Walker entered the game with a 3.52 ERA, so it’s not like he has been floundering most of the season – but he also entered with a career 2.63 ERA at Coors Field, which might make him a Cy Young candidate if he was actually a Rockies pitcher.

"I kind of just know what pitches work here," Walker said. "Talked about it before, and it's the curveball and the splitter are two good pitches here. I was throwing the slider early, but just wasn't getting the swings and misses and action on it. Just stuck with the curveball, fastball, and the splitter today."

Given that the Rockies entered Sunday with the best team batting average in the league and the fourth-best OBP, holding them down (especially at home) is a feat.

"He had everything," manager Buck Showalter said of Walker. "I said a couple times, Orel Hershiser had that great line: 'One to compete, two to win, three to dominate.' He really had four working today, flipped a curveball in there, a slider and a split. And actually threw a changeup, glad we didn't have to go to a sixth pitch with the fingers. He was the difference.”
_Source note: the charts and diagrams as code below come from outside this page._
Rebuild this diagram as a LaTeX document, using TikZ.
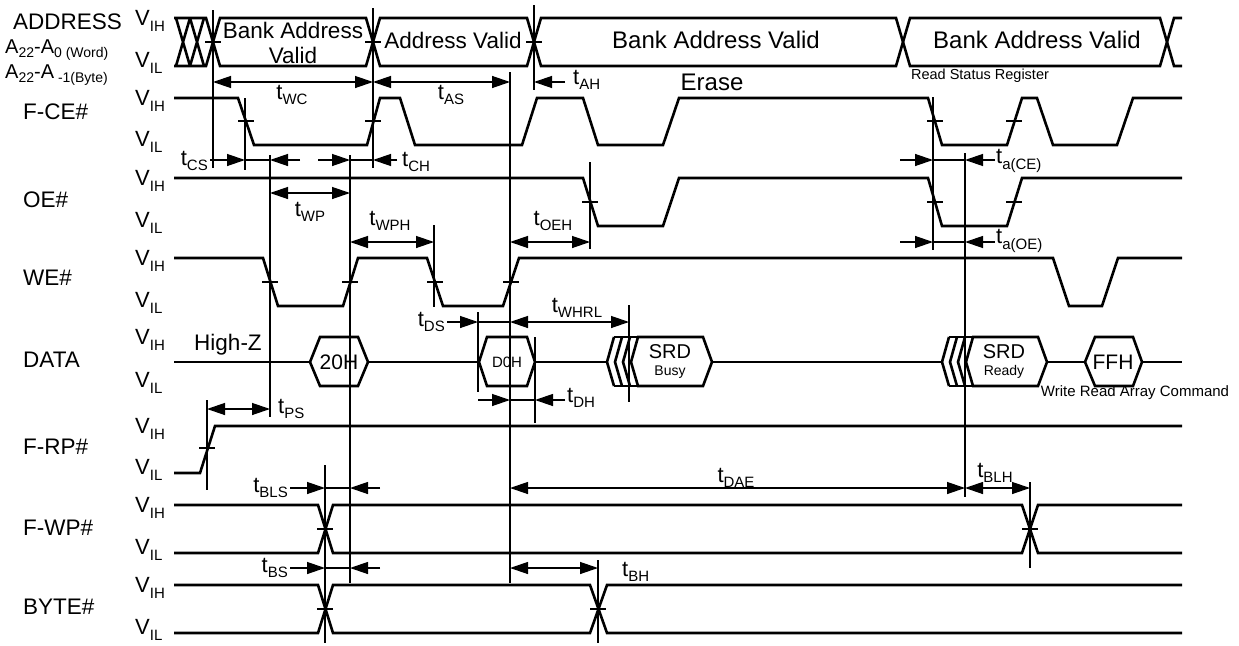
\documentclass[tikz,border=0pt]{standalone}
\usepackage{fontspec}
\setmainfont{Liberation Sans}
\usetikzlibrary{arrows.meta}

\newcommand{\lowsub}[2][15]{\raisebox{-0.45ex}{\fontsize{#1}{#1}\selectfont #2}}
\newcommand{\tname}[1]{{\fontsize{22}{22}\selectfont t\lowsub{#1}}}
\newcommand{\vname}[1]{{\fontsize{22}{22}\selectfont V\lowsub[15]{#1}}}

\begin{document}
\begin{tikzpicture}[x=1pt,y=-1pt,
  sig/.style={line width=2.6pt},
  guide/.style={line width=1.3pt},
  dimin/.style={line width=1.3pt,-{Triangle[length=18pt,width=12pt]}},
  dimboth/.style={line width=1.3pt,{Triangle[length=18pt,width=12pt]}-{Triangle[length=18pt,width=12pt]}},
  lbl/.style={inner sep=0pt,font=\fontsize{22.5}{25}\selectfont},
  note/.style={inner sep=0pt,font=\fontsize{14.5}{16}\selectfont}]

\useasboundingbox (0,0) rectangle (1239,645);

% signal names
\node[lbl,anchor=west] (addr) at (13,22) {ADDRESS};
\node[inner sep=0pt,anchor=west,font=\fontsize{20}{20}\selectfont] (aword) at (5,50) {A\lowsub[14]{22}-A\lowsub[14]{0 (Word)}};
\node[inner sep=0pt,anchor=west,font=\fontsize{20}{20}\selectfont] (abyte) at (5,75) {A\lowsub[14]{22}-A\lowsub[14]{ -1(Byte)}};
\node[lbl,anchor=west] (ce) at (23,112) {F-CE\#};
\node[lbl,anchor=west] (oe) at (23,200) {OE\#};
\node[lbl,anchor=west] (we) at (23,278) {WE\#};
\node[lbl,anchor=west] (data) at (23,360) {DATA};
\node[lbl,anchor=west] (rp) at (23,447) {F-RP\#};
\node[lbl,anchor=west] (wp) at (23,528) {F-WP\#};
\node[lbl,anchor=west] (byte) at (23,607) {BYTE\#};

% levels
\foreach \hi/\lo [count=\i] in {18/66, 98/145, 178/226, 258/306, 337/386, 426/473, 505/553, 585/633} {
  \node[inner sep=0pt,anchor=west] (vih\i) at (135,\hi+3) {\vname{IH}};
  \node[inner sep=0pt,anchor=west] (vil\i) at (135,\lo-3) {\vname{IL}};
}

% ADDRESS
\draw[sig] (174,18) -- (206,18) -- (213,42) -- (206,66) -- (174,66);
\foreach \c in {183,197}
  \draw[sig] (\c-7,18) -- (\c+7,66) (\c-7,66) -- (\c+7,18);
\foreach \a/\b in {213/373, 373/534, 534/903, 903/1167}
  \draw[sig] (\a,42) -- (\a+7,18) -- (\b-7,18) -- (\b,42) -- (\b-7,66) -- (\a+7,66) -- cycle;
\draw[sig] (1182,18) -- (1174,18) -- (1167,42) -- (1174,66) -- (1182,66);
\node[lbl,align=center] (bav1) at (293,43) {Bank Address\\Valid};
\node[lbl] (av) at (453,40) {Address Valid};
\node[lbl,font=\fontsize{24}{26}\selectfont] (bav2) at (716,40) {Bank Address Valid};
\node[lbl,font=\fontsize{24}{26}\selectfont] (bav3) at (1037,40) {Bank Address Valid};
\node[lbl,font=\fontsize{24}{26}\selectfont] (erase) at (712,82) {Erase};
\node[note] (rsr) at (980,76) {Read Status Register};

% F-CE#
\draw[sig] (174,98) -- (238,98) -- (254,145) -- (367,145) -- (380,98) -- (400,98) -- (415,145)
  -- (522,145) -- (537,98) -- (583,98) -- (598,145) -- (663,145) -- (679,98) -- (928,98)
  -- (942,145) -- (1007,145) -- (1022,98) -- (1037,98) -- (1053,145) -- (1117,145) -- (1133,98) -- (1182,98);

% OE#
\draw[sig] (174,178) -- (583,178) -- (598,226) -- (663,226) -- (679,178) -- (928,178)
  -- (942,226) -- (1007,226) -- (1022,178) -- (1182,178);

% WE#
\draw[sig] (174,258) -- (263,258) -- (278,306) -- (343,306) -- (358,258) -- (427,258) -- (443,306)
  -- (503,306) -- (519,258) -- (1053,258) -- (1069,306) -- (1102,306) -- (1118,258) -- (1182,258);

% DATA
\draw[sig] (174,362) -- (310,362) (368,362) -- (479,362) (535,362) -- (607,362)
  (712,362) -- (942,362) (1047,362) -- (1085,362) (1142,362) -- (1182,362);
\draw[sig] (310,362) -- (320,337) -- (358,337) -- (368,362) -- (358,386) -- (320,386) -- cycle;
\draw[sig] (479,362) -- (487,337) -- (527,337) -- (535,362) -- (527,386) -- (487,386) -- cycle;
\foreach \o in {0,8,16} {
  \draw[sig] (614+\o,337) -- (607+\o,362) -- (614+\o,386);
  \draw[sig] (949+\o,337) -- (942+\o,362) -- (949+\o,386);
}
\draw[sig] (614,337) -- (638,337) (614,386) -- (638,386);
\draw[sig] (631,362) -- (638,337) -- (703,337) -- (712,362) -- (703,386) -- (638,386) -- cycle;
\draw[sig] (949,337) -- (973,337) (949,386) -- (973,386);
\draw[sig] (966,362) -- (973,337) -- (1038,337) -- (1047,362) -- (1038,386) -- (973,386) -- cycle;
\draw[sig] (1085,362) -- (1095,337) -- (1133,337) -- (1142,362) -- (1133,386) -- (1095,386) -- cycle;
\node[lbl] (hz) at (228,345) {High-Z};
\node[inner sep=0pt,font=\fontsize{21}{21}\selectfont] (h20) at (339,362) {20H};
\node[inner sep=0pt,font=\fontsize{15}{15}\selectfont] (hd0) at (507,362) {D0H};
\node[inner sep=0pt,font=\fontsize{20}{20}\selectfont] (srd1) at (670,352) {SRD};
\node[inner sep=0pt,font=\fontsize{14}{14}\selectfont] (busy) at (670,372) {Busy};
\node[inner sep=0pt,font=\fontsize{20}{20}\selectfont] (srd2) at (1004,352) {SRD};
\node[inner sep=0pt,font=\fontsize{14}{14}\selectfont] (ready) at (1004,372) {Ready};
\node[inner sep=0pt,font=\fontsize{21}{21}\selectfont] (hff) at (1113,362) {FFH};
\node[inner sep=0pt,font=\fontsize{15}{16}\selectfont] (wrac) at (1135,393) {Write Read Array Command};

% F-RP#
\draw[sig] (174,473) -- (200,473) -- (215,426) -- (1182,426);

% F-WP#
\draw[sig] (174,505) -- (318,505) -- (333,553) -- (1022,553) -- (1038,505) -- (1182,505);
\draw[sig] (174,553) -- (318,553) -- (333,505) -- (1022,505) -- (1038,553) -- (1182,553);

% BYTE#
\draw[sig] (174,585) -- (318,585) -- (333,633) -- (590,633) -- (607,585) -- (1182,585);
\draw[sig] (174,633) -- (318,633) -- (333,585) -- (590,585) -- (607,633) -- (1182,633);

% crossing marks
\foreach \x/\y in {213/42, 373/42, 534/42, 246/121, 373/121, 935/121, 1014/121,
  590/202, 935/202, 1014/202, 270/282, 350/282, 435/282, 511/282,
  207/448, 325/529, 1030/529, 325/609, 598/609}
  \draw[guide] (\x-8,\y) -- (\x+8,\y);

% reference lines
\foreach \x/\a/\b in {213/10/168, 373/8/168, 534/5/90, 245/98/170, 270/155/417, 350/155/583,
  510/72/583, 434/225/307, 590/162/249, 933/97/250, 965/153/497, 478/312/392, 629/305/402,
  535/337/423, 207/400/490, 325/465/643, 1030/482/568, 598/560/643}
  \draw[guide] (\x,\a) -- (\x,\b);

% timing
\draw[dimboth] (213,82) -- (373,82);
\draw[dimboth] (373,82) -- (510,82);
\draw[dimin] (565,82) -- (534,82);
\node[inner sep=0pt] (twc) at (292,95) {\tname{WC}};
\node[inner sep=0pt] (tas) at (451,95) {\tname{AS}};
\node[inner sep=0pt,anchor=west] (tah) at (573,80) {\tname{AH}};

\draw[dimin] (210,160) -- (245,160);
\draw[guide] (245,160) -- (270,160);
\draw[dimin] (300,160) -- (270,160);
\draw[dimin] (318,160) -- (350,160);
\draw[guide] (350,160) -- (373,160);
\draw[dimin] (397,160) -- (373,160);
\node[inner sep=0pt,anchor=east] (tcs) at (208,161) {\tname{CS}};
\node[inner sep=0pt,anchor=west] (tch) at (402,162) {\tname{CH}};

\draw[dimin] (900,160) -- (933,160);
\draw[guide] (933,160) -- (965,160);
\draw[dimin] (995,160) -- (965,160);
\node[inner sep=0pt,anchor=west] (tace) at (996,161) {\tname{a(CE)}};
\draw[dimin] (900,242) -- (933,242);
\draw[guide] (933,242) -- (965,242);
\draw[dimin] (995,242) -- (965,242);
\node[inner sep=0pt,anchor=west] (taoe) at (996,241) {\tname{a(OE)}};

\draw[dimboth] (270,193) -- (350,193);
\node[inner sep=0pt] (twp) at (310,212) {\tname{WP}};
\draw[dimboth] (350,242) -- (434,242);
\node[inner sep=0pt] (twph) at (390,221) {\tname{WPH}};
\draw[dimboth] (510,242) -- (590,242);
\node[inner sep=0pt] (toeh) at (553,221) {\tname{OEH}};

\draw[dimin] (447,322) -- (478,322);
\draw[guide] (478,322) -- (510,322);
\draw[dimboth] (510,322) -- (629,322);
\node[inner sep=0pt,anchor=east] (tds) at (445,322) {\tname{DS}};
\node[inner sep=0pt] (twhrl) at (577,308) {\tname{WHRL}};

\draw[dimin] (478,400) -- (510,400);
\draw[guide] (510,400) -- (535,400);
\draw[dimin] (565,400) -- (535,400);
\node[inner sep=0pt,anchor=west] (tdh) at (567,398) {\tname{DH}};

\draw[dimboth] (207,409) -- (270,409);
\node[inner sep=0pt,anchor=west] (tps) at (278,409) {\tname{PS}};

\draw[dimin] (290,488) -- (325,488);
\draw[guide] (325,488) -- (350,488);
\draw[dimin] (380,488) -- (350,488);
\node[inner sep=0pt,anchor=east] (tbls) at (288,488) {\tname{BLS}};
\draw[dimboth] (510,488) -- (965,488);
\node[inner sep=0pt] (tdae) at (736,478) {\tname{DAE}};
\draw[dimboth] (965,488) -- (1030,488);
\node[inner sep=0pt] (tblh) at (995,473) {\tname{BLH}};

\draw[dimin] (290,568) -- (325,568);
\draw[guide] (325,568) -- (350,568);
\draw[dimin] (380,568) -- (350,568);
\node[inner sep=0pt,anchor=east] (tbs) at (288,568) {\tname{BS}};
\draw[dimboth] (510,568) -- (598,568);
\node[inner sep=0pt,anchor=west] (tbh) at (622,572) {\tname{BH}};

\end{tikzpicture}
\end{document}
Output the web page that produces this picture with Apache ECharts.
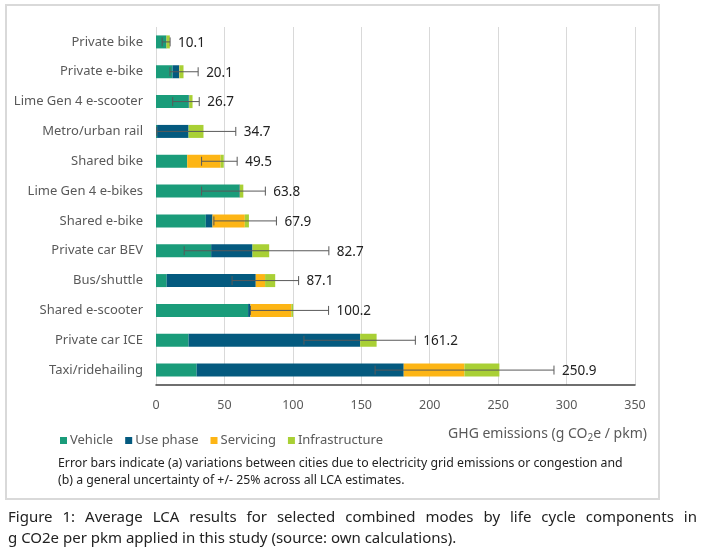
<!DOCTYPE html>
<html>
<head>
<meta charset="utf-8">
<script src="https://cdn.jsdelivr.net/npm/echarts@6/dist/echarts.min.js"></script>
<style>
  html, body {margin: 0; padding: 0; background: #fff;}
  #chart {width: 705px; height: 559px;}
</style>
</head>
<body>
<div id="chart"></div>
<script>
// modes, top to bottom
var categories = ['Private bike', 'Private e-bike', 'Lime Gen 4 e-scooter', 'Metro/urban rail', 'Shared bike',
    'Lime Gen 4 e-bikes', 'Shared e-bike', 'Private car BEV', 'Bus/shuttle', 'Shared e-scooter',
    'Private car ICE', 'Taxi/ridehailing'];

// life cycle components (g CO2e / pkm)
var vehicle = [7.3, 12.1, 23.8, 0.8, 22.8, 60.7, 36.4, 40.3, 7.8, 67.3, 23.8, 29.7];
var usePhase = [0.3, 4.9, 0.5, 23.0, 0, 0.5, 4.9, 30.2, 65.1, 1.7, 125.4, 151.3];
var servicing = [0, 0.3, 0, 0, 24.4, 0, 23.6, 0, 6.8, 29.9, 0, 44.4];
var infrastructure = [2.5, 2.8, 2.4, 10.9, 2.3, 2.6, 3.0, 12.2, 7.4, 1.3, 12.0, 25.5];
var totals = [10.1, 20.1, 26.7, 34.7, 49.5, 63.8, 67.9, 82.7, 87.1, 100.2, 161.2, 250.9];

// error bars
var errLow = [4.5, 10.2, 12.2, 0.5, 33.3, 33.3, 42.3, 20.6, 55.6, 69.0, 108.1, 160.1];
var errHigh = [10.3, 30.8, 31.6, 58.3, 59.3, 79.9, 88.0, 126.3, 104.2, 126.1, 189.5, 290.8];

var xTicks = [0, 350, 50];

var colors = ['#1a9c7a', '#045a7f', '#fdb515', '#a9d035'];
var font = '"Noto Sans", "Open Sans", sans-serif';

var errData = categories.map(function (c, i) {
    return [i, errLow[i], errHigh[i], totals[i]];
});

function barSeries(name, data) {
    return {
        name: name,
        type: 'bar',
        stack: 'total',
        barWidth: 13,
        data: data,
        emphasis: {disabled: true}
    };
}

// justified caption line
function captionLine(text, y, justify) {
    var left = 8, right = 697;
    var ctx = document.createElement('canvas').getContext('2d');
    ctx.font = '15px ' + font;
    var words = text.split(' ');
    var total = 0;
    words.forEach(function (w) { total += ctx.measureText(w).width; });
    var space = justify ? (right - left - total) / (words.length - 1) : ctx.measureText(' ').width;
    var x = left, out = [];
    words.forEach(function (w) {
        out.push({
            type: 'text', left: x, top: y,
            style: {text: w, font: '15px ' + font, fill: '#222'}
        });
        x += ctx.measureText(w).width + space;
    });
    return out;
}

var graphics = [
    {
        type: 'rect',
        shape: {x: 6, y: 5, width: 653, height: 494},
        style: {fill: 'none', stroke: '#d9d9d9', lineWidth: 2},
        silent: true
    },
    {
        type: 'text', right: 58, top: 427,
        style: {
            rich: {
                n: {font: '14px ' + font, fill: '#595959'},
                s: {font: '10px ' + font, fill: '#595959', padding: [8, 0, 0, 0]}
            },
            text: '{n|GHG emissions (g CO}{s|2}{n|e / pkm)}'
        }
    },
    {
        type: 'text', left: 58, top: 455,
        style: {
            text: 'Error bars indicate (a) variations between cities due to electricity grid emissions or congestion and\n(b) a general uncertainty of +/- 25% across all LCA estimates.',
            font: '12.3px "Liberation Sans Narrow", ' + font, fill: '#222', lineHeight: 17
        }
    }
].concat(captionLine('Figure 1: Average LCA results for selected combined modes by life cycle components in', 510, true))
 .concat(captionLine('g CO2e per pkm applied in this study (source: own calculations).', 531, false));

var option = {
    animation: false,
    color: colors,
    textStyle: {fontFamily: font},
    grid: {left: 156, right: 70, top: 27, bottom: 174},
    legend: {
        left: 55, top: 429,
        itemWidth: 7, itemHeight: 7, itemGap: 12,
        icon: 'rect',
        textStyle: {color: '#595959', fontSize: 13, padding: [0, 0, 0, -2]},
        data: ['Vehicle', 'Use phase', 'Servicing', 'Infrastructure']
    },
    xAxis: {
        type: 'value',
        min: xTicks[0], max: xTicks[1], interval: xTicks[2],
        axisLine: {show: true, lineStyle: {color: '#404040', width: 1.5}},
        axisTick: {show: false},
        axisLabel: {color: '#595959', fontSize: 12.5, margin: 14},
        splitLine: {lineStyle: {color: '#d9d9d9', width: 1}}
    },
    yAxis: {
        type: 'category',
        inverse: true,
        data: categories,
        axisLine: {show: false},
        axisTick: {show: false},
        axisLabel: {color: '#595959', fontSize: 13, margin: 13}
    },
    series: [
        barSeries('Vehicle', vehicle),
        barSeries('Use phase', usePhase),
        barSeries('Servicing', servicing),
        barSeries('Infrastructure', infrastructure),
        {
            type: 'custom',
            name: 'error',
            data: errData,
            z: 10,
            renderItem: function (params, api) {
                var y = api.coord([0, api.value(0)])[1];
                var x0 = api.coord([api.value(1), 0])[0];
                var x1 = api.coord([api.value(2), 0])[0];
                var cap = 4.5;
                var ls = {stroke: '#595959', lineWidth: 1};
                return {
                    type: 'group',
                    children: [
                        {type: 'line', shape: {x1: x0, y1: y, x2: x1, y2: y}, style: ls},
                        {type: 'line', shape: {x1: x0, y1: y - cap, x2: x0, y2: y + cap}, style: ls},
                        {type: 'line', shape: {x1: x1, y1: y - cap, x2: x1, y2: y + cap}, style: ls},
                        {
                            type: 'text', x: x1 + 8, y: y + 1,
                            style: {
                                text: api.value(3).toFixed(1),
                                font: '13.5px ' + font, fill: '#222',
                                textVerticalAlign: 'middle'
                            }
                        }
                    ]
                };
            }
        }
    ],
    graphic: graphics
};

var myChart = echarts.init(document.getElementById('chart'));
myChart.setOption(option);
</script>
</body>
</html>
How hard is it to not only hold down the Rockies in Colorado, but shut them out, too? The Rockies had scored two or more runs in 84 consecutive games entering this series, but lost two games 5-1 and 2-0.

“It's really hard to shut these guys out period, especially in this ballpark,” Showalter deadpanned. “That was pretty remarkable.”

“I felt like I was just pounding the zone, getting ahead early, 0-1, 0-2," Walker added. "And then when I did get behind, I just let them put the ball in play. Our defense was really, really good today behind me, lot of ground balls, there was some really good plays made today. We have guys who are going to dive for the balls and make every single play. When I get runners on I try to tell myself, ‘ground ball, ground ball get a double-play,’ and that's what we did today."

A huge cap to a big weekend for a Mets rotation that went from one of the best and deepest in the league to searching for answers, as they lost both Tylor Megill and Max Scherzer to injury in the last 10 days and must now send David Peterson, Chris Bassitt, and a TBD to the mound in San Francisco over the next three games.